The Liberals obviously intend to use the next month to ratchet up the pressure on Layton and the NDP — putting the onus on the New Democrats to face the choice of propping up Harper’s Conservatives this fall.

This was what Ignatieff tried to do at last summer’s caucus retreat as well, when he said that Harper’s “time was up” in government and that Liberals would no longer prop up the Conservatives in power.

The idea last year was to put pressure on the NDP and the Bloc to choose whether to plunge Canada into a general election campaign. But the strategy backfired when Liberals opponents painted the move as over-eagerness by Ignatieff to send Canadians to the polls. [snip]

By the way, every time I see the term "decriminalize" in relation to anything I think of opportunities for police forces to pump cash into the system. Like parking fees or other items. The Liberals don't want this baby to die on them.

Now here's an interesting editorial from the Toronto Star.

The one paragraph I have issue with is this one:

Harper, who has consistently put politics ahead of public safety, is unlikely to be swayed. So it will be up Liberal Leader Michael Ignatieff and NDP Leader Jack Layton to act on Blair’s appeal by ensuring that none of their MPs vote with the Conservatives to kill the registry, as 12 New Democrats and 8 Liberals did last time.

Once again it's all about ideology with the Star. One reason I think crimes are down with rifles and shotguns is not because of the registry, or rather because of the registry.

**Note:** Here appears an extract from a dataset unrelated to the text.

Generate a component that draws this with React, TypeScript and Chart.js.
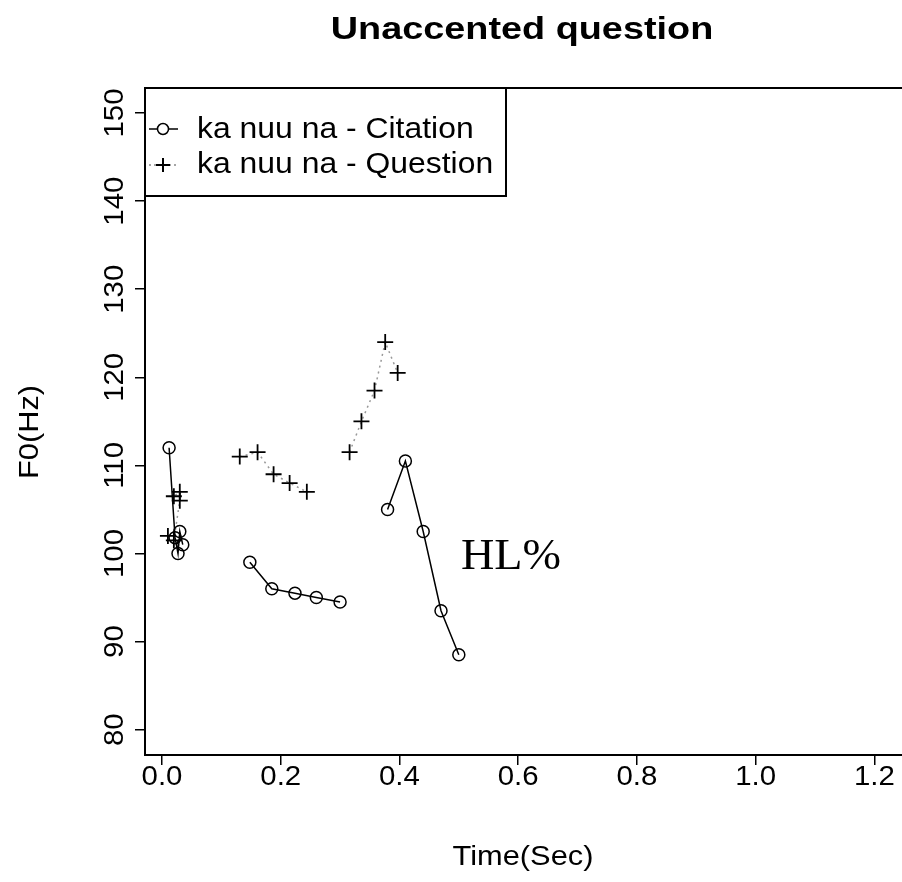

It boils down to costs. Not government costs, but costs for the long gun owner. You have to take a mandatory firearm safety course, apply for a permit, pay for a permit, purchase government approved storage, and THEN you purchase a firearm. Most storage devices are pretty expensive. So I think most people that want to get a firearm now have to really budget for it.

Is the Firearm registry really working and necessary? Who knows really. What we are going to get is a lot of hype from the left and the RCMP that manage it. Personally I think the only reason why the RCMP is fighting for it is the amount of jobs it guarantees them. We will see what happens when the vote goes down.